As I said at the end of the panel, I think we all have to learn to differentiate when we talk about "data". It seems that when "data" is said "user data that is used for advertising purposes" is meant. But optimising ads is only one minor part of what user data can be used for. Let me explain.


How does the advertising business work? Well, at the end it's solving a matching problem: to get "the right" ads to "the right" user. This is, in principle not bad at all, as both, advertiser and user, have a clear benefit from that: the advertiser makes good use of it's marketing bucks, the user (best case) gets product information that is actually of interest. So how do advertisers know where to allocate their marketing budget? Which user might be most interested in their product? That is where big global companies and ad networks come into play, whose business model is to "get to know" the user, in order to (based on statistical arguments) be able to predict which ad might be most interesting to the user. For those companies having as much data as possible, and especially as diverse ("multi-dimensional") data as possible, is a clear market advantage: the more dimensions and the more complete the data, the better the statistical models to predict what ad might be interesting to the user. Short: user data is an integral part of their business model. I do not want to discuss whether this business model is legitimate or not, just want to state what it is, in order to come to the next point.

Data as means to learn and provide service
Every shop owner, to employ a offline real-life example, observes her shop. She observes how people enter, what they look at, which corners they might never go to and at the end what they buy. Short: she gathers data. I think it's fair to say that no one would expect from the shop owner to not use that data in order to optimise their business: to order more of item A, to exclude item B and to maybe re-arrange the shop in such a way that her customers have a better shopping experience and, of course, increasing her profit. When at the panel it was said that it's "to some extent" understandable that website providers might utilise data to provide better service, but that still(!) at the end it's about making more profits, the only thing to reply here is: "yes, of course". It's always about increasing profits in business. But is this bad? No, because increasing your profits means that you were apparently able to provide a product or a service that consumers want and are willing to pay for. (Clearly, if you are not into markets and business in general, you will not buy this argument.) Short: in this scenario user data is used to optimise another underlying business model. 

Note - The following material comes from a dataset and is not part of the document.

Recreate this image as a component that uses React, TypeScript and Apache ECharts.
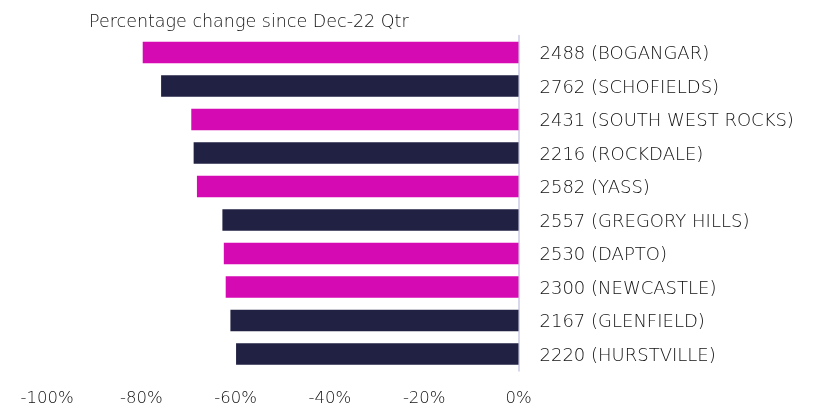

Data in a (news) publishing company

And this is also how we see data. We are not an ad network. Our business model is not optimising ads. Our business model is to provide excellent high-quality journalism and to help our readers to be universally informed in a world of ever increasing complexity (other former content provides might see this different and actually shifted to the above outlined ad-network based business model). Data, on how our users use our products, might help us to transform the news media business into a "digitally native business". This is the real issue that (news) media companies face: how does news consumption in a digital-only world look like? In a world where there is an overabundance of information, mostly for free, a world where I could keep myself busy 24-7 with simply reading news. What value can a (former traditional) newspaper-publishing company provide? We strongly believe there is a value in what we do, as understanding and analysing a complex world is not getting less, but more important. And yes, we believe that there are people willing to pay for that service. Still data-enabled innovation is (in my personal opinion) an important key to succeed in re-defining, or let's say: extending, this very old business model into a more digital world. Specifically, I am convinced that we will see more "smart news products", news products that help us get the news and information we need in order to be up-to-date.

Personalisation --> Smart News Products

I just introduced the phrase "smart news products". Why? Sure, I could say "personalisation", but as the word "personalisation" seems to be emotionally charged and in negative connotation with "personalised ads", let's stick to "smart news products". So what in general makes a product "smart"? Mostly it's about being adaptive to the user who uses it. Example: my smart phone is, well, smart. Because it's not a one-size-fits-all product. It has apps, that customise my personal experience. Google's search is smart. It shows me from all those potentially million search results, the ones that are most likely important to me. So when I am in Berlin and I am searching the phrase "bakery", what I am actually looking for (most likely) is "bakery in Berlin" and google deduces this from my location. It's "smart", and it uses data (in this case the implicit information that I am in Berlin) to do so. In a similar way, I imagine "smart news products", news products that are to some extent adaptive to the user, using data. So now I hear you already thinking "filter bubble!". This is a tricky issue and worth a separate blog post. The only thing I want to say here is that "the filter bubble" is not an inevitable effect of using "algorithms" and data to build smart products. It can be avoided, and has to do with the question how I, as data scientist, design the recommendation algorithm for the smart news product. Sure, I could go ahead and say "you always read articles tagged X, I show you everything I have on X", but that's only *one* choice (and frankly a pretty bad one). I could also go ahead and say, "you always read articles tagged X and because I have this data, I will go ahead and show you articles that are not tagged X in order to increase the diversity of information you see". That  is another completely valid (and possible) design choice for the underlying algorithm. Technically it's not as simple as it sounds, but it's doable. Clearly, for a smart news product the reality has to lie somewhere in the middle, or both as two products, one named "more on X", one named "things you usually don't read". Would this be valuable added service to our readers? I don't know, but we will try.